Author: Jaqueline Wilson
Rating:
Reading Level: 5th and up

Pages: 282
Publisher: Delacorte Press
Edition: Hardcover, U.S., 2005 (1999)


So, after a year of hearing little exclaiming squeals from the library's young readers (4th to 6th grade girls, mostly) telling their friends how amazing this book was and how much they loved, loved it -- I finally got around to read it myself. Yes, indeed, the urgency, the dire situation that the two girls, Dolphin and Star live under (with their obviously very unbalanced, irresponsible and artistic mother,) and the sense of danger and injustice all contribute to a transfixing read.

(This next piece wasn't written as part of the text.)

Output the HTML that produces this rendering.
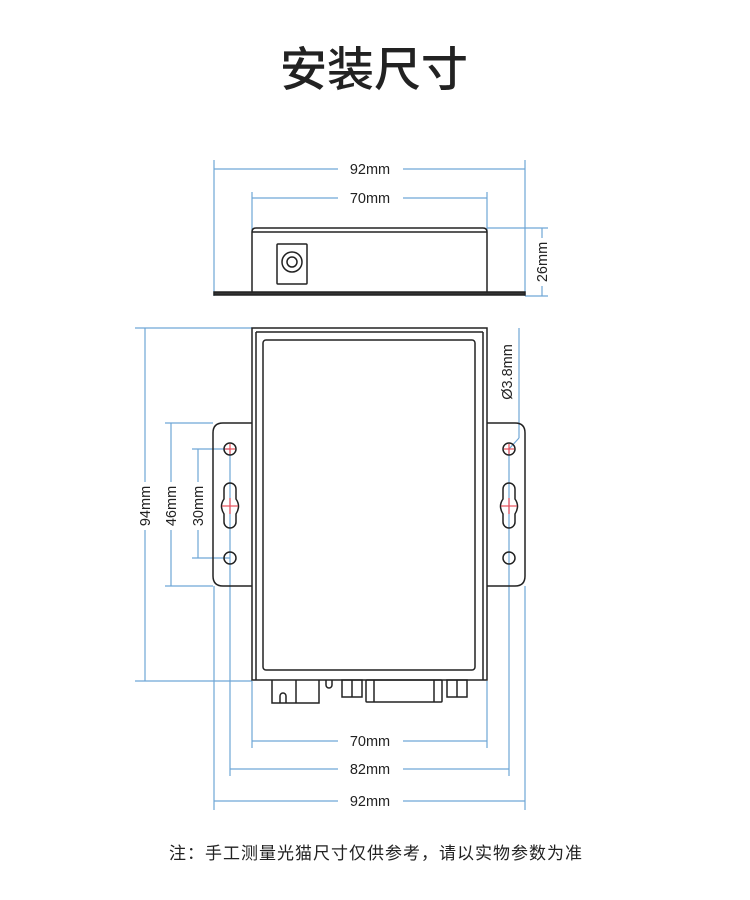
<!DOCTYPE html>
<html><head><meta charset="utf-8"><style>
html,body{margin:0;padding:0;background:#fff;width:750px;height:900px;overflow:hidden}
svg{display:block}
text{font-family:"Liberation Sans","Noto Sans CJK SC",sans-serif;fill:#222}
</style></head><body>
<svg width="750" height="900" viewBox="0 0 750 900" xmlns="http://www.w3.org/2000/svg">
<text x="374" y="86" font-size="47" font-weight="500" text-anchor="middle">安装尺寸</text>

<g stroke="#6fa6d6" stroke-width="1.2" fill="none">
 <line x1="214" y1="160" x2="214" y2="296"/><line x1="525" y1="160" x2="525" y2="296"/>
 <line x1="214" y1="169" x2="338" y2="169"/><line x1="403" y1="169" x2="525" y2="169"/>
 <line x1="252" y1="192" x2="252" y2="232"/><line x1="487" y1="192" x2="487" y2="232"/>
 <line x1="252" y1="198" x2="338" y2="198"/><line x1="403" y1="198" x2="487" y2="198"/>
 <line x1="487" y1="228" x2="548" y2="228"/><line x1="525" y1="296" x2="548" y2="296"/>
 <line x1="542" y1="228" x2="542" y2="238"/><line x1="542" y1="286" x2="542" y2="296"/>
 <line x1="135" y1="328" x2="252" y2="328"/><line x1="135" y1="681" x2="252" y2="681"/>
 <line x1="145" y1="328" x2="145" y2="482"/><line x1="145" y1="530" x2="145" y2="681"/>
 <line x1="165" y1="423" x2="213" y2="423"/><line x1="165" y1="586" x2="213" y2="586"/>
 <line x1="171" y1="423" x2="171" y2="482"/><line x1="171" y1="530" x2="171" y2="586"/>
 <line x1="192" y1="449" x2="230" y2="449"/><line x1="192" y1="558" x2="230" y2="558"/>
 <line x1="198" y1="449" x2="198" y2="482"/><line x1="198" y1="530" x2="198" y2="558"/>
 <line x1="230" y1="449" x2="230" y2="776"/><line x1="252" y1="681" x2="252" y2="748"/>
 <line x1="509" y1="449" x2="509" y2="776"/><line x1="487" y1="681" x2="487" y2="748"/>
 <line x1="214" y1="586" x2="214" y2="810"/><line x1="525" y1="586" x2="525" y2="810"/>
 <line x1="519" y1="328" x2="519" y2="438"/><line x1="519" y1="438" x2="509" y2="449"/>
 <line x1="252" y1="741" x2="338" y2="741"/><line x1="403" y1="741" x2="487" y2="741"/>
 <line x1="230" y1="769" x2="338" y2="769"/><line x1="403" y1="769" x2="509" y2="769"/>
 <line x1="214" y1="801" x2="338" y2="801"/><line x1="403" y1="801" x2="525" y2="801"/>
</g>
<g font-size="14.5">
 <text x="370" y="174" text-anchor="middle">92mm</text>
 <text x="370" y="203" text-anchor="middle">70mm</text>
 <text x="370" y="746" text-anchor="middle">70mm</text>
 <text x="370" y="774" text-anchor="middle">82mm</text>
 <text x="370" y="806" text-anchor="middle">92mm</text>
 <text transform="translate(547,262) rotate(-90)" text-anchor="middle">26mm</text>
 <text transform="translate(150,506) rotate(-90)" text-anchor="middle">94mm</text>
 <text transform="translate(176,506) rotate(-90)" text-anchor="middle">46mm</text>
 <text transform="translate(203,506) rotate(-90)" text-anchor="middle">30mm</text>
 <text transform="translate(512,372) rotate(-90)" text-anchor="middle">Ø3.8mm</text>
</g>

<g stroke="#222" stroke-width="1.5" fill="none">
 <path d="M252,292 V232 Q252,228 256,228 H483 Q487,228 487,232 V292"/>
 <line x1="252" y1="232" x2="487" y2="232"/>
 <rect x="214" y="292" width="311" height="3" fill="#333"/>
 <rect x="277" y="244" width="30" height="40" rx="1"/>
 <circle cx="292" cy="262" r="10"/><circle cx="292" cy="262" r="5"/>
 <rect x="252" y="328" width="235" height="352"/>
 <line x1="256" y1="332" x2="256" y2="680"/><line x1="483" y1="332" x2="483" y2="680"/>
 <line x1="256" y1="332" x2="483" y2="332"/>
 <rect x="263" y="340" width="212" height="330" rx="3"/>
 <path d="M252,423 H223 Q213,423 213,433 V576 Q213,586 223,586 H252"/>
 <path d="M487,423 H515 Q525,423 525,433 V576 Q525,586 515,586 H487"/>
 <circle cx="230" cy="449" r="6"/><circle cx="230" cy="558" r="6"/>
 <circle cx="509" cy="449" r="6"/><circle cx="509" cy="558" r="6"/>
 <path d="M224,489 A6,6 0 0 1 236,489 V499 Q241,506 236,514 V522 A6,6 0 0 1 224,522 V514 Q219,506 224,499 Z"/>
 <path d="M503,489 A6,6 0 0 1 515,489 V499 Q520,506 515,514 V522 A6,6 0 0 1 503,522 V514 Q498,506 503,499 Z"/>
 <path d="M272,680 V703 H319 V680"/><line x1="296" y1="680" x2="296" y2="703"/>
 <path d="M280,703 V696 A3,3 0 0 1 286,696 V703"/>
 <path d="M326,680 V685 A3,3 0 0 0 332,685 V680"/>
 <rect x="342" y="680" width="20" height="17"/><line x1="352" y1="680" x2="352" y2="697"/>
 <rect x="366" y="680" width="76" height="22" rx="1"/>
 <line x1="374" y1="680" x2="374" y2="702"/><line x1="434" y1="680" x2="434" y2="702"/>
 <rect x="447" y="680" width="20" height="17"/><line x1="457" y1="680" x2="457" y2="697"/>
</g>
<g stroke="#e8505b" stroke-width="1.2">
 <line x1="225" y1="449" x2="235" y2="449"/><line x1="230" y1="444" x2="230" y2="454"/>
 <line x1="504" y1="449" x2="514" y2="449"/><line x1="509" y1="444" x2="509" y2="454"/>
 <line x1="222" y1="506" x2="238" y2="506"/><line x1="230" y1="498" x2="230" y2="514"/>
 <line x1="501" y1="506" x2="517" y2="506"/><line x1="509" y1="498" x2="509" y2="514"/>
</g>
<text x="376" y="859" font-size="17" letter-spacing="1" text-anchor="middle">注：手工测量光猫尺寸仅供参考，请以实物参数为准</text>
</svg>
</body></html>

However, mid-book, suddenly, the realism gives way to incredible coincidences. Incredible here means: not credible, not believable. And the ending leaves me quite puzzled. Is there a message that says, do not ever put your trust in the males in one's life? Even a mother who needs to go through serious psychiatric treatment is better than the fathers who can offer more stable lives? What does the story wish to celebrate? or condemn? There is a hidden message there somewhere, but I couldn't quite put my finger on it! I don't know what I actually expected, not quite like these TV-soap-melodrama twists, for sure. (I wonder how teachers in 4th grade think about Miss Hill who seems so clueless about the situation that Dolphin is in while there are so many outward signs that anyone working with 10-year-olds with some basic training would have picked up on right away -- in Real Life.)

I guess there is the literary licence, and Wilson definitely uses it quite freely. Oh, I sound as if I did not enjoy the read or won't recommend it to young readers. Not so, not so. I quite liked the book and I now know why my students like it, too!